Q: Using ASP to solve a non-linear problem I got excellent results and an "optimum" solution. Decision variables range from 0-700 and constraints and one set of constraints is in the 60,000 range. However, when the range of those constraints is increased by a factor of ten, ASP comes up with an answer that is clearly not optimum. My results are graphed in such a manner that it is easy to see a less than optimum solution. Furthermore, Solver states it has a "converged" solution rather than an optimum solution. I am using scaling, but the solution is still clearly worse than the original case. When I reduced the constraint values back the original levels, the model ran perfectly and gave consistently accurate results. I cannot understand how just changing the constraints by a factor of 10 can have such a huge impact on the results.

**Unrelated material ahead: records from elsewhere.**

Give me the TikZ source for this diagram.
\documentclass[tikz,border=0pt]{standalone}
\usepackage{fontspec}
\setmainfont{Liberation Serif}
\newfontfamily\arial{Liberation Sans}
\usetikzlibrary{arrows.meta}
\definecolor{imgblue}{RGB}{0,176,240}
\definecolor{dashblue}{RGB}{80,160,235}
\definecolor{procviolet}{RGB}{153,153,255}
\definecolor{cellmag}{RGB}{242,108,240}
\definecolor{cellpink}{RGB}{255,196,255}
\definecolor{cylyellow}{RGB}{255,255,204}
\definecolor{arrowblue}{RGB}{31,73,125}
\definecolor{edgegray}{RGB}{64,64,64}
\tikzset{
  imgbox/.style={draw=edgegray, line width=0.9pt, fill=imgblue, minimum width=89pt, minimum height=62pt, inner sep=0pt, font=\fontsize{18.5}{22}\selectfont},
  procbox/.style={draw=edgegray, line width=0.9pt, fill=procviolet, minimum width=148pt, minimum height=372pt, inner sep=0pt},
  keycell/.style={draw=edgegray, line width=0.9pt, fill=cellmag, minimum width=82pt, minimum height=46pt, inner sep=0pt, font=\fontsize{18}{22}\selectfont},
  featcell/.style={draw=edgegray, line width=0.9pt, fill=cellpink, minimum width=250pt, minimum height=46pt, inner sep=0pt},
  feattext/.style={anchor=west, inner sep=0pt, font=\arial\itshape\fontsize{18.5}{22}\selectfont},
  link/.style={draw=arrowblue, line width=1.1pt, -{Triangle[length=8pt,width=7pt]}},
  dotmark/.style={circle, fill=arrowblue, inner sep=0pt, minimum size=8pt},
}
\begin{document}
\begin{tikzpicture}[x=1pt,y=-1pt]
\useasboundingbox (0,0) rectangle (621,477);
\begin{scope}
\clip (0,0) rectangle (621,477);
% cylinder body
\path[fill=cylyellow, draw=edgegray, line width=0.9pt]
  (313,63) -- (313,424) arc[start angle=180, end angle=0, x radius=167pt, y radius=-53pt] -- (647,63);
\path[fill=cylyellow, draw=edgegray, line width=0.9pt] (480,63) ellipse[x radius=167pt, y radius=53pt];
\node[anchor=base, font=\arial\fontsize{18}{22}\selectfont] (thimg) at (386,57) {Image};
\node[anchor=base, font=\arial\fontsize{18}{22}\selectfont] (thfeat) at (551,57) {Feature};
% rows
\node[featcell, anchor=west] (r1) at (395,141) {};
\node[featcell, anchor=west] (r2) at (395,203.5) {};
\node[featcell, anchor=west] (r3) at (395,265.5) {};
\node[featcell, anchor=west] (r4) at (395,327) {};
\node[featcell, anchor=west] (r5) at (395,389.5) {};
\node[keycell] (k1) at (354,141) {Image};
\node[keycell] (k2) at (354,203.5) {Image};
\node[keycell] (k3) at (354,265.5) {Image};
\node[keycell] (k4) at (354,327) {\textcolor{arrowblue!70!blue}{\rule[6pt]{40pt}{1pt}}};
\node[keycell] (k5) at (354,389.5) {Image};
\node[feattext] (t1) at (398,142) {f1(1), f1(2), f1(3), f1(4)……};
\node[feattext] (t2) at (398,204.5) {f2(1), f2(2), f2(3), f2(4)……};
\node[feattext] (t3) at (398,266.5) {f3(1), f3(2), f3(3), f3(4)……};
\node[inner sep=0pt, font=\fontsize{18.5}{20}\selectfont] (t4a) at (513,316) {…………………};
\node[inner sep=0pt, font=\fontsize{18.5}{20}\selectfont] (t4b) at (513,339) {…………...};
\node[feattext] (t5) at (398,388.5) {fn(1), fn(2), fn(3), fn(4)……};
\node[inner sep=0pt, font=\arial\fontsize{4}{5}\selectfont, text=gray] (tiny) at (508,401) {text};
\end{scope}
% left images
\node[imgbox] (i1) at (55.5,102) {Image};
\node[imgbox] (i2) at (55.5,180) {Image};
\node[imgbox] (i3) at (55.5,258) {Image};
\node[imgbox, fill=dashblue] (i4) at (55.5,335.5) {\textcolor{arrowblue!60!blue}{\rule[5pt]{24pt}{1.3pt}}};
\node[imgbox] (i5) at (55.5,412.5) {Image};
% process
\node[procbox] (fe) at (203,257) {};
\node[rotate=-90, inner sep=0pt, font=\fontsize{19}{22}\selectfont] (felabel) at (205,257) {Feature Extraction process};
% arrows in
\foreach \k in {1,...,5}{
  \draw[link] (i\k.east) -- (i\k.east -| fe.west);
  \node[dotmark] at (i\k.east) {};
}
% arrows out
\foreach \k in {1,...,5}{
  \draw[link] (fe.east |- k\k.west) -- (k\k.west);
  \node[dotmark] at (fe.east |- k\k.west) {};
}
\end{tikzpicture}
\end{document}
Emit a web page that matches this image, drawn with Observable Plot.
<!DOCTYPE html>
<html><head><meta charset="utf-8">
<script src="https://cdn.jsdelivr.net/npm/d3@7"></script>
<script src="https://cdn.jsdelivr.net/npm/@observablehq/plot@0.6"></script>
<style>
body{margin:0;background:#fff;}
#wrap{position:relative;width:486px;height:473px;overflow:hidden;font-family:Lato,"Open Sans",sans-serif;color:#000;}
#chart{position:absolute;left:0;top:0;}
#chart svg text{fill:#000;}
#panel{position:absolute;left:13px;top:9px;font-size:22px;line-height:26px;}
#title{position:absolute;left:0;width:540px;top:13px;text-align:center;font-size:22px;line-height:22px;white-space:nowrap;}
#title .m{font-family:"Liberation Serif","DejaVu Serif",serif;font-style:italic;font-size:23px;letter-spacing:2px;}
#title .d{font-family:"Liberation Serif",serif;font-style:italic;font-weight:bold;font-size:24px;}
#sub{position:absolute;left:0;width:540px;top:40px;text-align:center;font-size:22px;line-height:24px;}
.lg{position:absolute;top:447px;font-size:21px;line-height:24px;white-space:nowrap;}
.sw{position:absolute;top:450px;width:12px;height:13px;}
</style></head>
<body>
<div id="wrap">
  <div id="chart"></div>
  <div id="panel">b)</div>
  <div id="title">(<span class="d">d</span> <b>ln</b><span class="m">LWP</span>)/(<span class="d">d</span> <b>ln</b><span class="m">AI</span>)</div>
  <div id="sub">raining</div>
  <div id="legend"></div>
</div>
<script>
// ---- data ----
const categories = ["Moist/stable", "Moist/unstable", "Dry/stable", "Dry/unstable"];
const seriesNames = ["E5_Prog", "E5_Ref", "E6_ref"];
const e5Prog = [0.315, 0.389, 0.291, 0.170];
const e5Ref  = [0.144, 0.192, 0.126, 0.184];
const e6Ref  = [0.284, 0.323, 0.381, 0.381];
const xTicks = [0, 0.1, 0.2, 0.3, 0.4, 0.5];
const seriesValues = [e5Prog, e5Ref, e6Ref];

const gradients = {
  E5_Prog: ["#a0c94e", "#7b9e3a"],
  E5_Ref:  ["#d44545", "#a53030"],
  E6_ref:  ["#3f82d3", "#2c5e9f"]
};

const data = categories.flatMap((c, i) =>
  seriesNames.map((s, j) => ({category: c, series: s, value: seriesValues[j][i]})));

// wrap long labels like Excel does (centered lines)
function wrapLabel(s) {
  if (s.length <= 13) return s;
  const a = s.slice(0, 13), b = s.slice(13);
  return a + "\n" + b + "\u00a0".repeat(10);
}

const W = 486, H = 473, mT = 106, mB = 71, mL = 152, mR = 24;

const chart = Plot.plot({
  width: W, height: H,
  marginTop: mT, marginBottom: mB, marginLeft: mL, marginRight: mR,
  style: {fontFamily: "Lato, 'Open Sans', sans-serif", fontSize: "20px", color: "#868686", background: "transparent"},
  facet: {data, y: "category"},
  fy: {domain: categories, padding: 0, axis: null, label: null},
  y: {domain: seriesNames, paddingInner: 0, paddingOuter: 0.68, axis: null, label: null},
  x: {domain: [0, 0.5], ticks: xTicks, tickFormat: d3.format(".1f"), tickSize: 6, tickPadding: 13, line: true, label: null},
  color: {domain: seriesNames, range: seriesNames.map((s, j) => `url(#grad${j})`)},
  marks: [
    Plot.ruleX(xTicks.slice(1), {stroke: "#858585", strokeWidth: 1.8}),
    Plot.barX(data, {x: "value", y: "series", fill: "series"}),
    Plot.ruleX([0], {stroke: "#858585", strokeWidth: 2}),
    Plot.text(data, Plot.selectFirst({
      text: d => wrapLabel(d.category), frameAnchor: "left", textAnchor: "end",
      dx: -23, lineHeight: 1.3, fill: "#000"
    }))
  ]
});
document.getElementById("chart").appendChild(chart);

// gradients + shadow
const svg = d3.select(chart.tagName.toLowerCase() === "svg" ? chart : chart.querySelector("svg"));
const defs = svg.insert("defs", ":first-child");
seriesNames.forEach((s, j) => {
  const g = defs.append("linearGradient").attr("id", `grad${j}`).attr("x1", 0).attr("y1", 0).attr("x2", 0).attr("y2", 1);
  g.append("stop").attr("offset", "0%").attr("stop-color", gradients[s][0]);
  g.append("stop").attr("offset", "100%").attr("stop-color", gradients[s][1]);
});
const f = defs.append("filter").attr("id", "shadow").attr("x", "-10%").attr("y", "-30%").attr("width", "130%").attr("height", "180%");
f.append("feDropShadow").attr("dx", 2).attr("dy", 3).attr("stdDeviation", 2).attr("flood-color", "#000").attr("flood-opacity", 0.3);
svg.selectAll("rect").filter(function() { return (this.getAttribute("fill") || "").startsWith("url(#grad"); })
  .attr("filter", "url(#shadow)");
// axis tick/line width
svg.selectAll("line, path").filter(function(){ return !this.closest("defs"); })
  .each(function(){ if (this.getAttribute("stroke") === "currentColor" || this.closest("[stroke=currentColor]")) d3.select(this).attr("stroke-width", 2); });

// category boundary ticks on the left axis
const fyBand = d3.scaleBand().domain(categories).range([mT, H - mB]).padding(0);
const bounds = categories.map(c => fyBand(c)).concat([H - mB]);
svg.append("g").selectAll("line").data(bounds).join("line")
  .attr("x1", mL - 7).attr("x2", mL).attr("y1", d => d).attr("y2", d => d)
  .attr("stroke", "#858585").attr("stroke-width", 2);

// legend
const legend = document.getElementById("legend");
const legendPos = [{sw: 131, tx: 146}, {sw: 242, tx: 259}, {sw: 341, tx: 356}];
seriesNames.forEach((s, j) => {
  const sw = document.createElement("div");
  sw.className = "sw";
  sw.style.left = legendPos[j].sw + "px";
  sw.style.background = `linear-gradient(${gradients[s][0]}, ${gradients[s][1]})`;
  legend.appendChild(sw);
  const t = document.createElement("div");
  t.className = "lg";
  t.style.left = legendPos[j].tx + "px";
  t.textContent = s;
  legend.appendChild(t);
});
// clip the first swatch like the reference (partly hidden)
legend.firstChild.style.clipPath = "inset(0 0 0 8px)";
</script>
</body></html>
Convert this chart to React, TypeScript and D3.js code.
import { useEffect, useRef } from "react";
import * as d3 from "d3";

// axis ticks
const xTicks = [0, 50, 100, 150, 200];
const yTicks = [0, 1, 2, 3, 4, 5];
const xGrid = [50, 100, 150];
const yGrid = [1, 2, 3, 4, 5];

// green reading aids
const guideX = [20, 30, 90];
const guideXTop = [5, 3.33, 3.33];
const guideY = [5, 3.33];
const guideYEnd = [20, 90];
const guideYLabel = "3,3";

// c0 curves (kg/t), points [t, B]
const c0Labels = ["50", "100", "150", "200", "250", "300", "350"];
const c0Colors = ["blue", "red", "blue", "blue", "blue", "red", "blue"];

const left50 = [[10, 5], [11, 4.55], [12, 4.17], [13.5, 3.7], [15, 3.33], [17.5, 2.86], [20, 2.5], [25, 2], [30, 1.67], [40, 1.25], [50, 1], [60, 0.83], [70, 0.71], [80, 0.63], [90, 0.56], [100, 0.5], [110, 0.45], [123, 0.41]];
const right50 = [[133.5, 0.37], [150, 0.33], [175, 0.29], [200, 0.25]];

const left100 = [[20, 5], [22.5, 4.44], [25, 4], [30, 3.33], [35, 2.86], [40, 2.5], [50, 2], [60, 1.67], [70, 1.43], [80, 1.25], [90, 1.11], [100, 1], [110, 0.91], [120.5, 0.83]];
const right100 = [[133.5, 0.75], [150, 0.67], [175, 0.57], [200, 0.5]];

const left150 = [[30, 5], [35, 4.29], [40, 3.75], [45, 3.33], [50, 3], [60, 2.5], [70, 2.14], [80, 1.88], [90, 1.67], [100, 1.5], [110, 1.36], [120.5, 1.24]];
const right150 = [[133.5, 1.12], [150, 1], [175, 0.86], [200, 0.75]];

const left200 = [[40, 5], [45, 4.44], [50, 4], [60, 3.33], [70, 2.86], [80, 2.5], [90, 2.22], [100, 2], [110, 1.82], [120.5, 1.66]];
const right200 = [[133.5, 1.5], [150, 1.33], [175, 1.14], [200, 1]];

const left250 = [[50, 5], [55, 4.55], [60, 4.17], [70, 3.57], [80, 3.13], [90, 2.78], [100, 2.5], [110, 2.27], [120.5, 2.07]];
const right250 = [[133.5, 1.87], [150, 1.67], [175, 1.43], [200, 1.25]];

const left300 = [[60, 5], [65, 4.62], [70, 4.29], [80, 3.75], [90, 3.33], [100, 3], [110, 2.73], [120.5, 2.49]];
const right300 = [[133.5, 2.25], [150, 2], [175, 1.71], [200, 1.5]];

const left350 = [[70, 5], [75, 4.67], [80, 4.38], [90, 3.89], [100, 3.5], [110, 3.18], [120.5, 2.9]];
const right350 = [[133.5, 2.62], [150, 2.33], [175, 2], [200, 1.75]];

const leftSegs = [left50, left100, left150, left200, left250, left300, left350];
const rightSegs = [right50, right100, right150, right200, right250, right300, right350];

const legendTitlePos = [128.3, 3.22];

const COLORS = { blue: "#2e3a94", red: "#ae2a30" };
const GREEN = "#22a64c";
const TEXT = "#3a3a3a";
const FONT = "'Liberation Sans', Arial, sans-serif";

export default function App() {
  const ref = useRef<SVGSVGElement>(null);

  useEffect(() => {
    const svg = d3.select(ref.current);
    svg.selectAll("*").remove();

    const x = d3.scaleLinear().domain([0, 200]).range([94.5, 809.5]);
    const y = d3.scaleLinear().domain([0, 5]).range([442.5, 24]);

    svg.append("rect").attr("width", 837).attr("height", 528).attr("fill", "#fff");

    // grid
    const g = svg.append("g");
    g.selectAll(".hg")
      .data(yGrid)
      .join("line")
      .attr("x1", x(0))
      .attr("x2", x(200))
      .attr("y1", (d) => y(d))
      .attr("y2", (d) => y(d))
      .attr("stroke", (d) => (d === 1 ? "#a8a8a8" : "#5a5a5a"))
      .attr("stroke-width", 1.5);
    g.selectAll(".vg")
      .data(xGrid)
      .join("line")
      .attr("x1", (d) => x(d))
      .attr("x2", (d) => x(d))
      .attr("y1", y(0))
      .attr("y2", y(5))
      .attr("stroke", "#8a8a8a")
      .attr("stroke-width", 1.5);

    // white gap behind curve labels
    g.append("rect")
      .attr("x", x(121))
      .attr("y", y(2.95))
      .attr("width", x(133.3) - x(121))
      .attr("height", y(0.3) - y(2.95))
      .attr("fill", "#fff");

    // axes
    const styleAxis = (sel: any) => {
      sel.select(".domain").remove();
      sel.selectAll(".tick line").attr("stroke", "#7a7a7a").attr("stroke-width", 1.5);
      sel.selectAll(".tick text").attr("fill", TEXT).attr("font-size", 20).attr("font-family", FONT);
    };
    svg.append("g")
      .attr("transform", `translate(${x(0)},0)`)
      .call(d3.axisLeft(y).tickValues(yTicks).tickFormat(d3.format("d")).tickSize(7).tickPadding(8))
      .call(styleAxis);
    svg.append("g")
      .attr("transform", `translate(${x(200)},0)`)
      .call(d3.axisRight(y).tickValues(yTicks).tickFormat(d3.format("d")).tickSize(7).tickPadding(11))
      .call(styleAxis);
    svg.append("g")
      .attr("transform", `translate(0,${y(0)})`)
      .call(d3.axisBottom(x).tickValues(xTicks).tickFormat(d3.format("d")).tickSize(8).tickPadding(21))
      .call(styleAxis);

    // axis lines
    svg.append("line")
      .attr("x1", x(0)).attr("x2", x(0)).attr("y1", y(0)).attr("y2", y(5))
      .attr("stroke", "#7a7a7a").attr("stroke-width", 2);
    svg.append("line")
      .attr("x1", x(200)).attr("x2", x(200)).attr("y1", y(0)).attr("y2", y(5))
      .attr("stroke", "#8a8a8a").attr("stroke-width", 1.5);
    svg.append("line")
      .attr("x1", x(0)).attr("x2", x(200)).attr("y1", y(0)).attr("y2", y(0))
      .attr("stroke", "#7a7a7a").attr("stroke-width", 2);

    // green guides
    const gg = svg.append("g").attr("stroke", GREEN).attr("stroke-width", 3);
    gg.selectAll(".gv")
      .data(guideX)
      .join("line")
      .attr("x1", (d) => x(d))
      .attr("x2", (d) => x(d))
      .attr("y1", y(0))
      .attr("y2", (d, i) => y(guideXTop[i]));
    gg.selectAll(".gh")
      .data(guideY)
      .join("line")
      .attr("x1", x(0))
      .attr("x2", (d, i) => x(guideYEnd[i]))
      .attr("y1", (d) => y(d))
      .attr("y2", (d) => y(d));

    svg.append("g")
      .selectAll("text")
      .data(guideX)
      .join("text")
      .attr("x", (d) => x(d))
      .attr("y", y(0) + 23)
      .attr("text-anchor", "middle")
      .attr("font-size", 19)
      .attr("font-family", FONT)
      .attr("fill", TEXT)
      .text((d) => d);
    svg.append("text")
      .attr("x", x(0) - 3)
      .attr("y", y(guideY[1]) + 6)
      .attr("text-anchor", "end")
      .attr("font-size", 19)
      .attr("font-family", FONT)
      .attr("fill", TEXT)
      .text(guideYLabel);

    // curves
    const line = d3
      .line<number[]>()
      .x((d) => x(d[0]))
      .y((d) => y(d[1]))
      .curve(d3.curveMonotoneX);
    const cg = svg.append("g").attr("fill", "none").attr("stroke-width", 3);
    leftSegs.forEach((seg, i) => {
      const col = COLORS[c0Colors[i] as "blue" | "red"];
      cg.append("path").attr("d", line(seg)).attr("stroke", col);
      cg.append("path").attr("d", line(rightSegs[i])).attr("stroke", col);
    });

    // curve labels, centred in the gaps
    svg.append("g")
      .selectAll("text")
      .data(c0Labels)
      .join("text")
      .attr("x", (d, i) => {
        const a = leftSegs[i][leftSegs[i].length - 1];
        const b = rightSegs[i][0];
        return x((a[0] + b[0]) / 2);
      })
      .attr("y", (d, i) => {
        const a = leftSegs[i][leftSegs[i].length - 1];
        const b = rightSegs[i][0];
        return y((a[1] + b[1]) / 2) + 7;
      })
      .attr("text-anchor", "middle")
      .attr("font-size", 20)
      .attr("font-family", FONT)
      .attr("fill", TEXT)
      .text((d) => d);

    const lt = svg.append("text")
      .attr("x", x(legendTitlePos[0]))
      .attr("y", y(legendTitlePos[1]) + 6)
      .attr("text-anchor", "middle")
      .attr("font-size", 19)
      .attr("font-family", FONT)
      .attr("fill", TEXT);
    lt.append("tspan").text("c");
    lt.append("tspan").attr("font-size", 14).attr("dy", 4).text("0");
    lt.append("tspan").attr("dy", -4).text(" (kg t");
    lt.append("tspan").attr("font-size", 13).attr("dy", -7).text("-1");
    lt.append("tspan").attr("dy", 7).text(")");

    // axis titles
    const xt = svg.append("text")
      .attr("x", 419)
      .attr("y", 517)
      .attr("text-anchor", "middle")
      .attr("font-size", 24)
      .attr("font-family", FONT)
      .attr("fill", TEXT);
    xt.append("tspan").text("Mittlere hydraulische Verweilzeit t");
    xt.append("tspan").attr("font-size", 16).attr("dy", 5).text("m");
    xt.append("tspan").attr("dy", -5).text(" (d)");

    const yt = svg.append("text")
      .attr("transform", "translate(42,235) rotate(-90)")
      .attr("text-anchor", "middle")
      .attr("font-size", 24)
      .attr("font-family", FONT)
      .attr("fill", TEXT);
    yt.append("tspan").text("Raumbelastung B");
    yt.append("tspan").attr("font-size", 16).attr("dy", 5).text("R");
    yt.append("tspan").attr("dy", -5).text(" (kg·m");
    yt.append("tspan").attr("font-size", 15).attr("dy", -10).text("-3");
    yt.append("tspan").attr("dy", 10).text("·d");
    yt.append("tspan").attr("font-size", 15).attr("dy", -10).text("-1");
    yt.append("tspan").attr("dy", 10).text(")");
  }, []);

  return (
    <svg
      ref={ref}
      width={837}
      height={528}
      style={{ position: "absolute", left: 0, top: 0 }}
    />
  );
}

Help indicates changing the "converge" value might help. I tried this but there was no change. Are there some recommended "options" values which can help?
A: I'm assuming you are using the LSGRG Nonlinear Solver, since you're seeing "Solver converged to a solution" and you're adjusting the Convergence tolerance. (One option would be to try the LSSQP Solver or KNITRO Solver, but let's stick with the built-in Solver engines for the moment.) There are two topics to consider here - the way Automatic Scaling works inside the Solver engine, and the way scaling can affect objective and constraint values in your worksheet formulas, before the Solver engine ever sees them.
When you set the "Use Automatic Scaling" option to True, the LSGRG Solver uses "typical value scaling". Essentially it takes the values of the objective and constraint functions at the initial values of the decision variables (what you have on the spreadsheet when the optimization starts), and internally divides the objective and constraint values it works with, on future iterations, by these initial values. If the initial values are very different in magnitude from the subsequent values on each iteration, and the final values as the Solver approaches the optimal solution, this scaling will lose its effectiveness, and the Kuhn-Tucker local optimality conditions (that would give you the message "Solver found a solution") won't be satisfied. So the take-away is to use initial values for the decision variables that make the objective and constraints as close in magnitude as you can to the expected final solution.
This all happens inside the Solver engine. But it is possible for scaling to affect your Excel model itself. To take an extreme example, if A1: = 1E+10 and A2: =1E-10. A3: =A1+A2 will be 1E+10, and A4: =A3=A1 will be TRUE -- that is, the value of A2 will "disappear". This is called a "loss of significance" in numerical computation. This example involves 20 decimal places; IEEE floating-point numbers are able to represent approximately 15 decimal digits (52 bits). If you have a large model and it is difficult to find the cells or formulas where there can be a loss of significance, you can sometimes find them (not always, this is an approximate test) by selecting the Scaling Report (Reports - Optimization Reports - Scaling) when the LSGRG Solver has stopped.